Звонит телефон. Необходимо срочно вылететь на два дня в Москву – раскаленную, расплавленную, – чтобы как-то повлиять на строителей, затягивающих отделку нового здания нашего театра. А что, без меня нельзя? Нельзя, говорят. ("Нужен авторитет, Аркадий Исаакович…") Втайне радуюсь этому. Хотя делаю вид, что досадую. Да и впрямь нехорошо в мои-то лета пренебречь режимом, прервать отдых… И все-таки, даже если бы не возникла подобная необходимость, мне следовало бы ее выдумать для поддержания своего общего тонуса.

Но вот проходят два дня деловой суеты; я возвращаюсь, уставший, и теперь уже готов продержаться (неделю, две, три?) в состоянии олимпийского спокойствия, то бишь в санаторном режиме.
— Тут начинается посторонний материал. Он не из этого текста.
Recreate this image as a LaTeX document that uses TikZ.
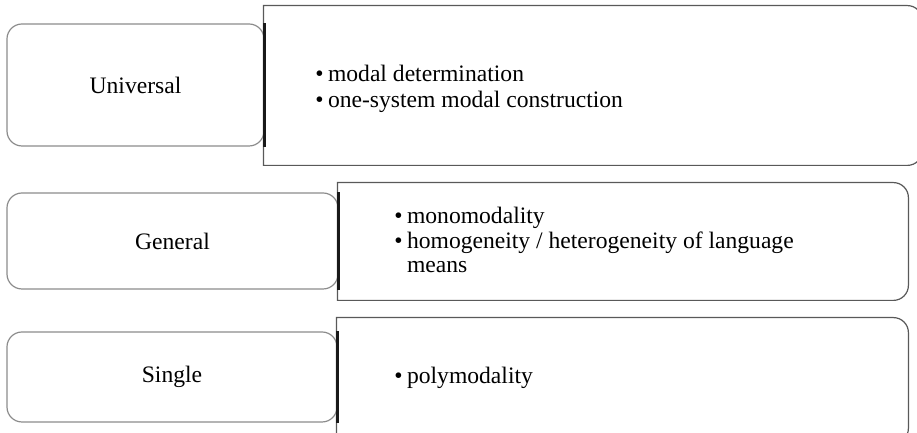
\documentclass[tikz,border=0pt]{standalone}
\usepackage{fontspec}
\setmainfont{Liberation Serif}
\tikzset{
  lbox/.style={draw=black!45, line width=0.6bp, rounded corners=7.5bp, inner sep=0pt, font=\fontsize{11.8bp}{13bp}\selectfont},
  rbox/.style={draw=none, inner sep=0pt},
  rline/.style={draw=black!65, line width=0.6bp},
  junction/.style={draw=black!90, line width=1.3bp},
  btext/.style={inner sep=0pt, anchor=west, align=left, font=\fontsize{11.8bp}{12.2bp}\selectfont},
}
\newcommand{\bul}{\textbullet\hspace{2.2bp}}
\begin{document}
\begin{tikzpicture}[x=0.5bp, y=0.5bp]
\useasboundingbox (0,0) rectangle (917,433);
% row 1
\node[rbox, minimum width=329bp, minimum height=79.5bp] (R1) at (593,347.5) {};
\draw[rline] (R1.south west) -- (R1.north west) -- ([xshift=-7.5bp]R1.north east)
  arc[start angle=90, end angle=0, radius=7.5bp] -- ([yshift=7.5bp]R1.south east)
  arc[start angle=0, end angle=-90, radius=7.5bp] -- cycle;
\node[lbox, minimum width=128.5bp, minimum height=61bp] (L1) at (135.5,348) {Universal};
\draw[junction] (L1.north east) -- (L1.south east);
\node[btext, font=\fontsize{11.8bp}{13.3bp}\selectfont] (T1) at (315,344) {\bul modal determination\\\bul one-system modal construction};
% row 2
\node[rbox, minimum width=285bp, minimum height=58.5bp] (R2) at (623,191.5) {};
\draw[rline] (R2.south west) -- (R2.north west) -- ([xshift=-7.5bp]R2.north east)
  arc[start angle=90, end angle=0, radius=7.5bp] -- ([yshift=7.5bp]R2.south east)
  arc[start angle=0, end angle=-90, radius=7.5bp] -- cycle;
\node[lbox, minimum width=165.5bp, minimum height=48bp] (L2) at (172.5,192) {General};
\draw[junction] (L2.north east) -- (L2.south east);
\node[btext] (T2) at (394,193) {\bul monomodality\\\bul homogeneity / heterogeneity of language\\\hphantom{\bul}means};
% row 3
\node[rbox, minimum width=285.5bp, minimum height=62.5bp] (R3) at (622.5,52.5) {};
\draw[rline] (R3.south west) -- (R3.north west) -- ([xshift=-7.5bp]R3.north east)
  arc[start angle=90, end angle=0, radius=7.5bp] -- ([yshift=7.5bp]R3.south east)
  arc[start angle=0, end angle=-90, radius=7.5bp] -- cycle;
\node[lbox, minimum width=165bp, minimum height=45bp] (L3) at (172,56) {Single};
\draw[junction] (L3.north east) -- (L3.south east);
\node[btext] (T3) at (394,55) {\bul polymodality};
\end{tikzpicture}
\end{document}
Прилежно следуя ему, можно подводить итоги.

Впрочем, подведение итогов обязывает к последовательности, обобщениям, исповеди, а я не задаюсь такой целью. Это – для человека иной судьбы, иного характера, иной профессии.

Я совершаю прогулки по берегу – из Майори в Дзинтари и обратно, и мне легко дышится и думается легко. Здесь воздух какой-то особенный: воздух моего детства, моих воспоминаний – так я его ощущаю. И я путешествую по своей жизни – не по строгому маршруту, а как бог на душу положит. Я полностью вверяю себя прихотливому течению ассоциаций, возникающих во мне без малейшего принуждения и, кажется подчас, без ощутимой связи друг с другом. Я нахожу в этом удовольствие, подобное тому, которое испытывает пловец, когда, прекращая на время рассекать водную поверхность, ложится на спину и держится без движения, точно невесомый.

Помню, слышу отчетливо, как мама пела. У нее был чистый голос, но пела она редко. (Говорят, голос ушедшего человека, даже самого близкого, стирается из памяти, в отличие от его внешности. По-моему, это неверно.)

Мои сестры, конечно, в маму пошли. Вечно слышу от них мамино:

– Как ты такое выдерживаешь! Боже мой, как тебе трудно!

Но никогда не слышал, чтобы они пели. Еще вдруг всплывает, как отец учил меня таблице умножения… на пальцах. Этим особым способом издревле пользовались торговые люди, но теперь он совсем забыт. Кому он нужен в эпоху электронных калькуляторов? Однажды я продемонстрировал отцовскую "ручную арифметику" известному математику, академику Виноградову и, кажется, изрядно удивил его. Но больше всего сам удивился тому, что смог его удивить на его же, так сказать, территории…

Академика Виноградова, как и родителей моих, нет на свете. Его уже не спросишь, действительно ли он тогда удивился или, может быть, только сделал вид из светской любезности. Но я давно заметил, что, казалось бы, пустяки, необъяснимо осевшие в памяти на многие годы, становятся дороги и значительны, если связаны с теми, кого уже нет.

Я брожу по берегу залива и "разговариваю" со своими навек умолкнувшими собеседниками. Банальная мысль, но не уйти от нее: пока я есть – и они есть. Утешает ли это – дело другое.

Один из персонажей Шолом-Алейхема спрашивает, какая разница между человеком и портным. И сам себе отвечает: никакой разницы – человек живет и умирает и портной живет и умирает.

Не стоит думать, что это – псевдоглубокомыслие или просто шутка. Это – естественный, здоровый взгляд на то, что невозможно познать до конца.

Не проходит и дня, чтобы не позвонили Катя и Костя.

Конечно, хорошо, что дети заботливы, особенно если учесть, что они давным-давно вышли из детского

возраста. Но ведь бывает и так, что за столом собирается большая семья, а поговорить не с кем и не о чем. Поэтому для меня так ценно, что нас скрепляют не только родственные узы, но и общие интересы.

У одного из моих друзей есть излюбленная фраза: коллекционирую единомышленников. Если вдуматься, этим занят каждый из нас – мы ищем, упорно, хотя порой и бессознательно, ищем людей, близких нам духовно, и стремимся сохранить их рядом с собой. Если родители для детей и дети для родителей не входят в их "личную" коллекцию единомышленников, мне кажется это признаком неблагополучия, сигналом к тому, чтобы самым серьезным образом пересмотреть свои действия.